A Mobile Environmental Monitoring Device (MEMD), tracked by Galileo, would gather environmental information as people move through their landscapes. Indicators such as temperature, air quality, CO2 levels and air pressure would be recorded along with a fix on each location. For the first time individuals will be able to monitor their own exposure to local, relevant environmental hazards. Although initially a standalone unit, MEMD could converge with other technologies in the future, such as mobile phones and PDAs, providing enhanced functionality and communications ability. Each data set, gathered by each MEMD unit, would provide the user with a snapshot of the state of their environment

The idea was a bit on the grand side (see a bigger diagram) and we didn’t win, which was probably a good thing since none of us really knew if the thing was possible. MEMD was consigned to the archives like an earlier mobile payments concept (which has also since taken off). I started work on another project which later became FrontlineSMS, and life moved on.

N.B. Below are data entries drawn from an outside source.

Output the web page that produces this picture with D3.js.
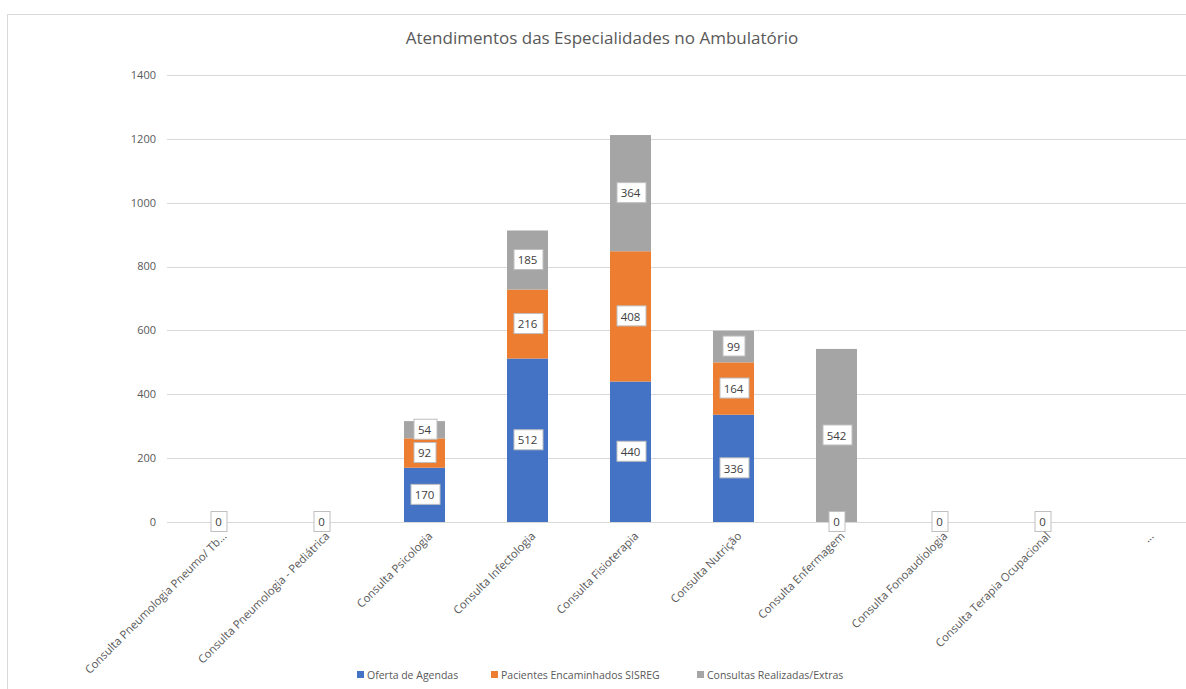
<!DOCTYPE html>
<html>
<head>
<meta charset="utf-8">
<script src="https://cdn.jsdelivr.net/npm/d3@7"></script>
<style>
  body { margin: 0; background: #fff; }
  text { font-family: "Open Sans", "Noto Sans", sans-serif; }
</style>
</head>
<body>
<div id="chart"></div>
<script>
// chart data
var categories = [
  "Consulta Pneumologia Pneumo/ Tb...",
  "Consulta Pneumologia - Pediátrica",
  "Consulta Psicologia",
  "Consulta  Infectologia",
  "Consulta Fisioterapia",
  "Consulta Nutrição",
  "Consulta Enfermagem",
  "Consulta Fonoaudiologia",
  "Consulta Terapia Ocupacional",
  "..."
];
var seriesNames = ["Oferta de Agendas", "Pacientes Encaminhados SISREG", "Consultas Realizadas/Extras"];
var oferta     = [null, null, 170, 512, 440, 336, 0,    null, null, null];
var pacientes  = [null, null, 92,  216, 408, 164, null, null, null, null];
var consultas  = [0,    0,    54,  185, 364, 99,  542,  0,    0,    null];
var yTicks = [0, 200, 400, 600, 800, 1000, 1200, 1400];
var colors = ["#4472C4", "#ED7D31", "#A5A5A5"];

var width = 1186, height = 689;
var margin = { left: 167, top: 75, bottom: 167 };
var plotW = 1030;

var svg = d3.select("#chart").append("svg")
  .attr("width", width)
  .attr("height", height);

// chart border
svg.append("rect")
  .attr("x", 7.5).attr("y", 14.5)
  .attr("width", 1200).attr("height", 700)
  .attr("fill", "#fff")
  .attr("stroke", "#d9d9d9");

var x = d3.scaleBand()
  .domain(categories)
  .range([margin.left, margin.left + plotW])
  .paddingInner(0.6)
  .paddingOuter(0.3);

var y = d3.scaleLinear()
  .domain([0, 1400])
  .range([522, 75]);

// gridlines
svg.selectAll(".grid")
  .data(yTicks)
  .enter().append("line")
    .attr("class", "grid")
    .attr("x1", margin.left)
    .attr("x2", margin.left + plotW)
    .attr("y1", function (d) { return Math.round(y(d)) + 0.5; })
    .attr("y2", function (d) { return Math.round(y(d)) + 0.5; })
    .attr("stroke", "#d9d9d9")
    .attr("stroke-width", 1);

// y labels
svg.selectAll(".ylab")
  .data(yTicks)
  .enter().append("text")
    .attr("class", "ylab")
    .attr("x", 156)
    .attr("y", function (d) { return y(d); })
    .attr("dy", "0.35em")
    .attr("text-anchor", "end")
    .attr("font-size", "11px")
    .attr("fill", "#595959")
    .text(function (d) { return d; });

// stack data
var rows = categories.map(function (c, i) {
  return { cat: c, vals: [oferta[i], pacientes[i], consultas[i]] };
});

var segments = [];
rows.forEach(function (r) {
  var base = 0;
  r.vals.forEach(function (v, s) {
    if (v === null) return;
    segments.push({ cat: r.cat, s: s, y0: base, y1: base + v, v: v });
    base += v;
  });
});

var barW = 41;

svg.selectAll(".bar")
  .data(segments.filter(function (d) { return d.v > 0; }))
  .enter().append("rect")
    .attr("class", "bar")
    .attr("x", function (d) { return x(d.cat) + x.bandwidth() / 2 - barW / 2; })
    .attr("width", barW)
    .attr("y", function (d) { return y(d.y1); })
    .attr("height", function (d) { return y(d.y0) - y(d.y1); })
    .attr("fill", function (d) { return colors[d.s]; });

// data labels
var labels = svg.selectAll(".dlab")
  .data(segments)
  .enter().append("g")
    .attr("class", "dlab")
    .attr("transform", function (d) {
      var cx = x(d.cat) + x.bandwidth() / 2;
      return "translate(" + cx + "," + y((d.y0 + d.y1) / 2) + ")";
    });

labels.append("text")
  .attr("text-anchor", "middle")
  .attr("dy", "0.36em")
  .attr("font-size", "11.5px")
  .attr("fill", "#404040")
  .text(function (d) { return d.v; });

labels.each(function () {
  var g = d3.select(this);
  var bb = g.select("text").node().getBBox();
  g.insert("rect", "text")
    .attr("x", Math.round(bb.x - 4.5) + 0.5)
    .attr("y", -10.5)
    .attr("width", Math.round(bb.width + 9))
    .attr("height", 20)
    .attr("fill", "#fff")
    .attr("stroke", "#bfbfbf");
});

// category labels
svg.selectAll(".xlab")
  .data(categories)
  .enter().append("text")
    .attr("class", "xlab")
    .attr("transform", function (d) {
      return "translate(" + (x(d) + x.bandwidth() / 2 + 6) + ",534) rotate(-45)";
    })
    .attr("text-anchor", "end")
    .attr("dy", "0.35em")
    .attr("font-size", "11.3px")
    .attr("fill", "#595959")
    .text(function (d) { return d; });

// title
svg.append("text")
  .attr("x", 602)
  .attr("y", 38)
  .attr("dy", "0.35em")
  .attr("text-anchor", "middle")
  .attr("font-size", "17px")
  .attr("fill", "#595959")
  .text("Atendimentos das Especialidades no Ambulatório");

// legend
var legendX = [357, 491, 697];
var leg = svg.selectAll(".leg")
  .data(seriesNames)
  .enter().append("g")
    .attr("class", "leg")
    .attr("transform", function (d, i) { return "translate(" + legendX[i] + ",675)"; });

leg.append("rect")
  .attr("x", 0).attr("y", -4)
  .attr("width", 7).attr("height", 7)
  .attr("fill", function (d, i) { return colors[i]; });

leg.append("text")
  .attr("x", 10)
  .attr("dy", "0.35em")
  .attr("font-size", "10.5px")
  .attr("fill", "#595959")
  .text(function (d) { return d; });
</script>
</body>
</html>
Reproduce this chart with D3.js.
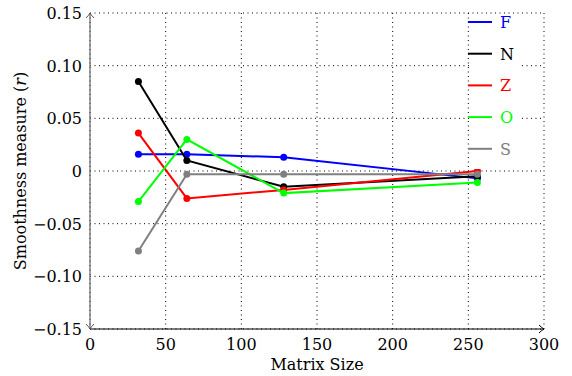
<!DOCTYPE html>
<html>
<head>
<meta charset="utf-8">
<script src="https://cdn.jsdelivr.net/npm/d3@7"></script>
<style>
body { margin: 0; background: #fff; }
</style>
</head>
<body>
<svg id="graph"></svg>
<script>
const graph = d3.select('#graph')

// dimensions
const width = 572;
const height = 376;
const margin = {top: 13, bottom: 47, left: 90, right: 28}
const font = "'DejaVu Serif', 'Liberation Serif', serif"

graph.attr('width', width).attr('height', height)
    .attr('font-family', font)

// data
const sizes = [32, 64, 128, 256];
const names = ['F', 'N', 'Z', 'O', 'S'];
const colors = ['#0000ff', '#000000', '#ff0000', '#00ff00', '#808080'];
const valF = [0.016, 0.016, 0.013, -0.007];
const valN = [0.085, 0.010, -0.015, -0.005];
const valZ = [0.036, -0.026, -0.018, 0.000];
const valO = [-0.029, 0.030, -0.021, -0.011];
const valS = [-0.076, -0.003, -0.003, -0.003];
const xTicks = [0, 50, 100, 150, 200, 250, 300];
const yTicks = [-0.15, -0.10, -0.05, 0, 0.05, 0.10, 0.15];

const series = [valF, valN, valZ, valO, valS].map((vals, i) => ({
    name: names[i], color: colors[i],
    values: vals.map((v, j) => ({x: sizes[j], y: v}))
}))

// scales
const x_scale = d3.scaleLinear().domain([0, 300]).range([margin.left, width - margin.right])
const y_scale = d3.scaleLinear().domain([-0.15, 0.15]).range([height - margin.bottom, margin.top])

const fmt = d => d === 0 ? '0' : d.toFixed(2).replace('-', '\u2212')

// grid
graph.append('g').selectAll('line.vg')
    .data(xTicks).enter().append('line')
    .attr('x1', d => x_scale(d)).attr('x2', d => x_scale(d))
    .attr('y1', y_scale(-0.15)).attr('y2', y_scale(0.15))
    .attr('stroke', '#000').attr('stroke-width', 1)
    .attr('stroke-dasharray', '1,3.5')

graph.append('g').selectAll('line.hg')
    .data(yTicks).enter().append('line')
    .attr('x1', x_scale(0)).attr('x2', x_scale(300))
    .attr('y1', d => y_scale(d)).attr('y2', d => y_scale(d))
    .attr('stroke', '#000').attr('stroke-width', 1)
    .attr('stroke-dasharray', '1,3.5')

// axes lines with arrows
const x0 = x_scale(0), yb = y_scale(-0.15), yt = y_scale(0.15), xr = x_scale(300)
graph.append('line')
    .attr('x1', x0).attr('x2', xr).attr('y1', yb).attr('y2', yb)
    .attr('stroke', '#000').attr('stroke-width', 1.2)
graph.append('path')
    .attr('d', `M${xr-5},${yb-4} Q${xr-2},${yb-1} ${xr},${yb} Q${xr-2},${yb+1} ${xr-5},${yb+4}`)
    .attr('fill', 'none').attr('stroke', '#000').attr('stroke-width', 1)
graph.append('line')
    .attr('x1', x0).attr('x2', x0).attr('y1', yb).attr('y2', yt)
    .attr('stroke', '#666').attr('stroke-width', 1.2)
graph.append('path')
    .attr('d', `M${x0-4},${yt+5} Q${x0-1},${yt+2} ${x0},${yt} Q${x0+1},${yt+2} ${x0+4},${yt+5}`)
    .attr('fill', 'none').attr('stroke', '#555').attr('stroke-width', 1)
graph.append('path')
    .attr('d', `M${x0-4},${yb-5} Q${x0-1},${yb-2} ${x0},${yb} Q${x0+1},${yb-2} ${x0+4},${yb-5}`)
    .attr('fill', 'none').attr('stroke', '#555').attr('stroke-width', 1)

// tick labels
graph.append('g').selectAll('text')
    .data(xTicks).enter().append('text')
    .attr('x', d => x_scale(d)).attr('y', 350)
    .attr('text-anchor', 'middle').attr('font-size', 16)
    .text(d => d)

graph.append('g').selectAll('text')
    .data(yTicks).enter().append('text')
    .attr('x', 82).attr('y', d => y_scale(d) + 6)
    .attr('text-anchor', 'end').attr('font-size', 16)
    .text(fmt)

// axis titles
graph.append('text')
    .attr('x', (x_scale(0) + x_scale(300)) / 2).attr('y', 370)
    .attr('text-anchor', 'middle').attr('font-size', 16)
    .text('Matrix Size')

const yt_lbl = graph.append('text')
    .attr('transform', `translate(26,${(yt + yb) / 2}) rotate(-90)`)
    .attr('text-anchor', 'middle').attr('font-size', 16)
yt_lbl.append('tspan').text('Smoothness measure (')
yt_lbl.append('tspan').attr('font-style', 'italic').text('r')
yt_lbl.append('tspan').text(')')

// lines and points
const line = d3.line().x(d => x_scale(d.x)).y(d => y_scale(d.y))

const groups = graph.selectAll('g.series')
    .data(series).enter().append('g').attr('class', 'series')

groups.append('path')
    .attr('d', d => line(d.values))
    .attr('fill', 'none')
    .attr('stroke', d => d.color)
    .attr('stroke-width', 2)

groups.selectAll('circle')
    .data(d => d.values.map(v => ({...v, color: d.color})))
    .enter().append('circle')
    .attr('cx', d => x_scale(d.x)).attr('cy', d => y_scale(d.y))
    .attr('r', 3.5).attr('fill', d => d.color)

// legend
const legend = graph.append('g')
legend.append('rect')
    .attr('x', 470).attr('y', 14).attr('width', 52).attr('height', 155)
    .attr('fill', '#fff')

const entries = legend.selectAll('g.entry')
    .data(series).enter().append('g')
    .attr('transform', (d, i) => `translate(0,${22 + i * 31.7})`)

entries.append('line')
    .attr('x1', 468).attr('x2', 492).attr('y1', 0).attr('y2', 0)
    .attr('stroke', d => d.color).attr('stroke-width', 2)

entries.append('text')
    .attr('x', 500).attr('y', 6)
    .attr('font-size', 16)
    .attr('fill', d => d.color)
    .text(d => d.name)
</script>
</body>
</html>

The idea was well and truly buried until recently, when I came across this – the Nokia Eco Sensor Concept. According to Nokia:

Our visionary design concept is a mobile phone and compatible sensing device that will help you stay connected to your friends and loved ones, as well as to your health and local environment. You can also share the environmental data your sensing device collects and view other users’ shared data, thereby increasing your global environmental awareness

Interestingly, their monitoring device pairs with a mobile phone – which was what we had in mind – collects similar kinds of environmental data, allows it to be shared and aggregated and is designed to increase environmental awareness. It looks like we were just a little early on this one.

Ideas, of course, are one thing. Having the resources to execute them is another (something which, to this day, remains a challenge). Back in 2005 we were left to wonder if MEMD would ever have been possible.

Two years later, Nokia have shown us that it is.